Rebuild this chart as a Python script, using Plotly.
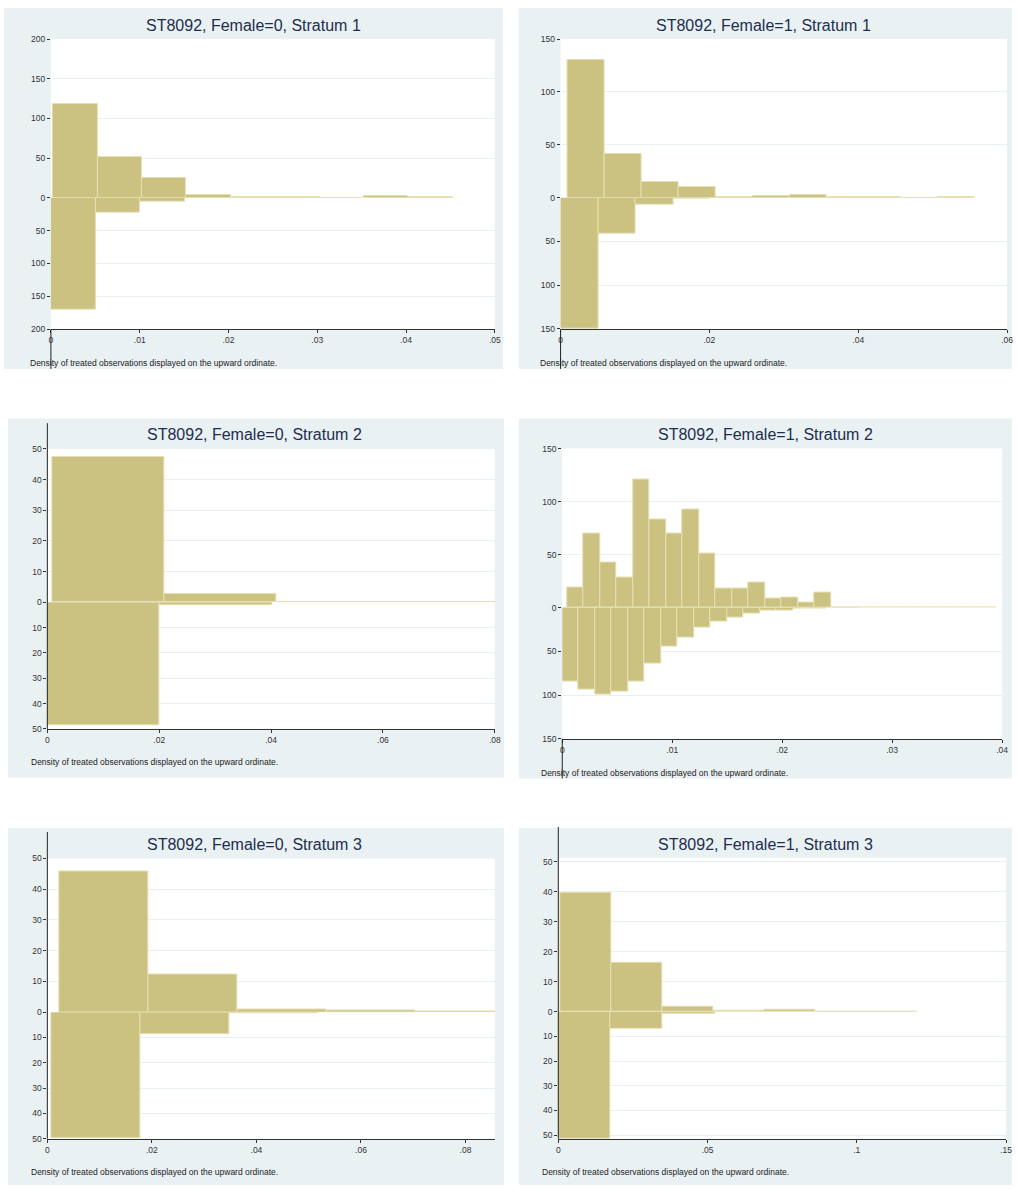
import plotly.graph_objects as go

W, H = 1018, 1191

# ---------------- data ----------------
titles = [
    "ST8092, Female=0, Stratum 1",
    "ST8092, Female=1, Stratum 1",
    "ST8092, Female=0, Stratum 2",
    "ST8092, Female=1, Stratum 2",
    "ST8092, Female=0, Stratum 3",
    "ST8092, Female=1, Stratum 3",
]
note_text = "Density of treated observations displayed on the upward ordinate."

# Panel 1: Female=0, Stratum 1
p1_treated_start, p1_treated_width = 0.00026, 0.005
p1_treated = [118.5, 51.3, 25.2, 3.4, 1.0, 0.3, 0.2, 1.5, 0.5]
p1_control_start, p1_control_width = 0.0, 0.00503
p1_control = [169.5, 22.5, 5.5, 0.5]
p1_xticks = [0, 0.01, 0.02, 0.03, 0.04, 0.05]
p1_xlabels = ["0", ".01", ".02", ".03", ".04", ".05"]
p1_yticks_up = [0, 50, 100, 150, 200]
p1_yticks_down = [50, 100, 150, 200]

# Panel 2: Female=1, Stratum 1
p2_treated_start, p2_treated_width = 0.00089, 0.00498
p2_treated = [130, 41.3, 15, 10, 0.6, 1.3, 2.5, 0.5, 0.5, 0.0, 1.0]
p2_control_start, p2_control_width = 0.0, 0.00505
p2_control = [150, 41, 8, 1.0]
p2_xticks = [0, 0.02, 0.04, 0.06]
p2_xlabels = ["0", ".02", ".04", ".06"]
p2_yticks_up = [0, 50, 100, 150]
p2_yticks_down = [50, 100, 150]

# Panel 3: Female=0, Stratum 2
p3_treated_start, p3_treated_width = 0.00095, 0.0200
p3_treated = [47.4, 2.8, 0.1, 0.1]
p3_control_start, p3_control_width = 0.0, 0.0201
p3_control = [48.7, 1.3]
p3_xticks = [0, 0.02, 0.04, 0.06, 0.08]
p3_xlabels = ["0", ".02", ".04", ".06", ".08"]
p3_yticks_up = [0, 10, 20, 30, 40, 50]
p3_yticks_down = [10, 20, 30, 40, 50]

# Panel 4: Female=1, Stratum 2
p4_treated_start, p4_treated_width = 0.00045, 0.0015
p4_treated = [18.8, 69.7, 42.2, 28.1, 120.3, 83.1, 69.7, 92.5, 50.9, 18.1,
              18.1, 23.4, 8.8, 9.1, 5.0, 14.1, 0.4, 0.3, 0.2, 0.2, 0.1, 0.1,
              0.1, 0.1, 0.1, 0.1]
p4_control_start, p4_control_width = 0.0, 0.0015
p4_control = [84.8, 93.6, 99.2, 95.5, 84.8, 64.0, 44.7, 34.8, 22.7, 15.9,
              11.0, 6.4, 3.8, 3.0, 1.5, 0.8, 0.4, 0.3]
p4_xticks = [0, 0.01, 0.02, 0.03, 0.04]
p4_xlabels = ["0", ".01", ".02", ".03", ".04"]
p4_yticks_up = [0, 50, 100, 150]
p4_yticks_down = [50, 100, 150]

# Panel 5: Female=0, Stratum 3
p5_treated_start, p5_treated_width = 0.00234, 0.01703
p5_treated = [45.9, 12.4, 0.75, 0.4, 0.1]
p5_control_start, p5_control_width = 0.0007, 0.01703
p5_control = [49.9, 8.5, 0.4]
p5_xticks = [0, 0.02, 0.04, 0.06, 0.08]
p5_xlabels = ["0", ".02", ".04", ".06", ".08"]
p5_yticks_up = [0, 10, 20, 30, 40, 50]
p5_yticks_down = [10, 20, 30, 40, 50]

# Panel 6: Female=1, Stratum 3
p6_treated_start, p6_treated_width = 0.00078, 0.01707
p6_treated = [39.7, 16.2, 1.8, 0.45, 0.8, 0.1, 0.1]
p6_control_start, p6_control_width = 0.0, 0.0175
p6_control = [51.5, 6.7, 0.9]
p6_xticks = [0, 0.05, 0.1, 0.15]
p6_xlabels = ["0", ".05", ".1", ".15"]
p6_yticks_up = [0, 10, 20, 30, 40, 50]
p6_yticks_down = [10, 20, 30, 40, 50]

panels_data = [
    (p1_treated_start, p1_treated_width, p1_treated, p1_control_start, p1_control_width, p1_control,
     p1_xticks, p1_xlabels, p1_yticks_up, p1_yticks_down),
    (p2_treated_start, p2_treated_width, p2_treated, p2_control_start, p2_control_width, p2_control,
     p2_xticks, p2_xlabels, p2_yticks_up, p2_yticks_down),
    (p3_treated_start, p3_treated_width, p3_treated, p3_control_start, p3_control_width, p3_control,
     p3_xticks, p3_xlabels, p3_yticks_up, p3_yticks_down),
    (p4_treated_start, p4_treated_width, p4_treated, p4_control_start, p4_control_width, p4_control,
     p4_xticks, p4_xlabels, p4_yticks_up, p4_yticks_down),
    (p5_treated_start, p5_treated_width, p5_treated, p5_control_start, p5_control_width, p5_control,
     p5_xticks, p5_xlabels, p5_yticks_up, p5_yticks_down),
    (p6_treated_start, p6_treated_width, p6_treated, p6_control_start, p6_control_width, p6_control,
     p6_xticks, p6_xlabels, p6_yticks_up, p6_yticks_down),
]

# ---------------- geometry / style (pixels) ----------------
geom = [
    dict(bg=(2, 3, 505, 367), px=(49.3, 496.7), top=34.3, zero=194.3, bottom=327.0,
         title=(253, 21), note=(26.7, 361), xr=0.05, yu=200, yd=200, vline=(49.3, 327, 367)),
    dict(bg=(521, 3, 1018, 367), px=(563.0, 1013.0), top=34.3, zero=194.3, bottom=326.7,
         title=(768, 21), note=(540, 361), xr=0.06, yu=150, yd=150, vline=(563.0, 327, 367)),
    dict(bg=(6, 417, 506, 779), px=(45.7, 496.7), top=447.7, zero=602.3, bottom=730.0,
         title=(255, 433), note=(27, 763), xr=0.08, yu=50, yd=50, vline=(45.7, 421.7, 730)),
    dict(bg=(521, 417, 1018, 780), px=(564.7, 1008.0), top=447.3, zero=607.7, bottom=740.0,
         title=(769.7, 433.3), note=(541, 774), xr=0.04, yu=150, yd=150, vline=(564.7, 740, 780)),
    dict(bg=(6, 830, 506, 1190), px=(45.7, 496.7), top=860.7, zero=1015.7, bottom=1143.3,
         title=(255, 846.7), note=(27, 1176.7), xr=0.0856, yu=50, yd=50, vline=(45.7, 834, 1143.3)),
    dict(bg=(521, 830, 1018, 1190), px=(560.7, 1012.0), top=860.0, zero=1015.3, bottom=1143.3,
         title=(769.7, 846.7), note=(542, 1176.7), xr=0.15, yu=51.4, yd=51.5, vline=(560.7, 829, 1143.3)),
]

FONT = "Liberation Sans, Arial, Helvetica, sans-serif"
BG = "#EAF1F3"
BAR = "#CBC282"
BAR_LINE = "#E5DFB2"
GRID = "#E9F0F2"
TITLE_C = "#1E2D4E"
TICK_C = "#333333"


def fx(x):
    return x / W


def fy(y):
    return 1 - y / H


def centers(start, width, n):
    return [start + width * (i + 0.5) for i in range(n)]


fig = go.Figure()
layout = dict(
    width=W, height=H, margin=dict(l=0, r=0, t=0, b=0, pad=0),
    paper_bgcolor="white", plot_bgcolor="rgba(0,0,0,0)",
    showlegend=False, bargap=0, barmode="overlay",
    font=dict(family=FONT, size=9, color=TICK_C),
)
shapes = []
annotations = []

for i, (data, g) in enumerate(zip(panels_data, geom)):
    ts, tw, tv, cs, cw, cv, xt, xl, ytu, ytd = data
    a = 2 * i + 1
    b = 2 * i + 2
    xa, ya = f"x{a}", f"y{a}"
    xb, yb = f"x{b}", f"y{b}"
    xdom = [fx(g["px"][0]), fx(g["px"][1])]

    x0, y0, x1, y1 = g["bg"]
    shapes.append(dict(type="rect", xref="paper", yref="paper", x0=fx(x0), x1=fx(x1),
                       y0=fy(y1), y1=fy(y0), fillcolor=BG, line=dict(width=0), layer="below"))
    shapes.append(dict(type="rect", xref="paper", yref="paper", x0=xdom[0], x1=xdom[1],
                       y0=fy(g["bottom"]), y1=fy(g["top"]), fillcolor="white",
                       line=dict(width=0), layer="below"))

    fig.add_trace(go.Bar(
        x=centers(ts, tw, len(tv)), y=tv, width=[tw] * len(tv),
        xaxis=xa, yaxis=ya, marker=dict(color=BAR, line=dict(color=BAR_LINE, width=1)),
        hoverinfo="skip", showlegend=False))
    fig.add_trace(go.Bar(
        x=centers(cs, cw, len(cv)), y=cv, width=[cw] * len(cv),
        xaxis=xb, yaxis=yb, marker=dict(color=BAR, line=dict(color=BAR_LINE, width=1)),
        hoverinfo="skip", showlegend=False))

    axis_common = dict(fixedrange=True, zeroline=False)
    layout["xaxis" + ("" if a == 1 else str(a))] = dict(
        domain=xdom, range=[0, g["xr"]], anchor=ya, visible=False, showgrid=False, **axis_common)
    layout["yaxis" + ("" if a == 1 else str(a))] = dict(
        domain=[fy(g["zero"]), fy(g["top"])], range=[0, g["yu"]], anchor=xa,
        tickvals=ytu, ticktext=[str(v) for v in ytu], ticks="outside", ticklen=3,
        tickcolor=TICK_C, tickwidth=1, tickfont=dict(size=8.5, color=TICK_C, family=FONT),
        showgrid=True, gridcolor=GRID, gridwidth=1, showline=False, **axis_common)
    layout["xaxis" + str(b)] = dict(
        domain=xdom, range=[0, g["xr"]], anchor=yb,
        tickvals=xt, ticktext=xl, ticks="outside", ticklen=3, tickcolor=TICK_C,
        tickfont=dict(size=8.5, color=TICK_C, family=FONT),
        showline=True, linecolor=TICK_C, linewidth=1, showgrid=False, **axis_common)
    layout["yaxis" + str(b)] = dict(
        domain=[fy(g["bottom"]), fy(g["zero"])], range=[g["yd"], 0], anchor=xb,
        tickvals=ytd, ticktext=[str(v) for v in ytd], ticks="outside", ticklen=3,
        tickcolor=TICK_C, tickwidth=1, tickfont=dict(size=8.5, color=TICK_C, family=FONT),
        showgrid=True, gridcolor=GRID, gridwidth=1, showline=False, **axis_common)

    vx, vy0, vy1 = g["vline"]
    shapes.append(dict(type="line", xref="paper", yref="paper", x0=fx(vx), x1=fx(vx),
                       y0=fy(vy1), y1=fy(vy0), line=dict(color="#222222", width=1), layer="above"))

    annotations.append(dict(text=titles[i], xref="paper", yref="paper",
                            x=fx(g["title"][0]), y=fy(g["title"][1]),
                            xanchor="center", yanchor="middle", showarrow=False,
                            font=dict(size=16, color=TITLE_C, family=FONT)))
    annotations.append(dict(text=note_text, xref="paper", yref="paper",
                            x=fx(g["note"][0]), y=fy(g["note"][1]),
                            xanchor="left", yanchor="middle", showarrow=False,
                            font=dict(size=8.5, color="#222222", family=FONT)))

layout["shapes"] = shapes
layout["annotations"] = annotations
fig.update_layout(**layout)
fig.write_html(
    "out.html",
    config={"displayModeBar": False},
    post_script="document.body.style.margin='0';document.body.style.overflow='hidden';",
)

# What you should do
Write out again exactly the lines from the start of the data above through the line containing "of treated observations", inclusive, excluding any pictures.

# Answer to the task
Rebuild this chart as a Python script, using Plotly.
import plotly.graph_objects as go

W, H = 1018, 1191

# ---------------- data ----------------
titles = [
    "ST8092, Female=0, Stratum 1",
    "ST8092, Female=1, Stratum 1",
    "ST8092, Female=0, Stratum 2",
    "ST8092, Female=1, Stratum 2",
    "ST8092, Female=0, Stratum 3",
    "ST8092, Female=1, Stratum 3",
]
note_text = "Density of treated observations displayed on the upward ordinate."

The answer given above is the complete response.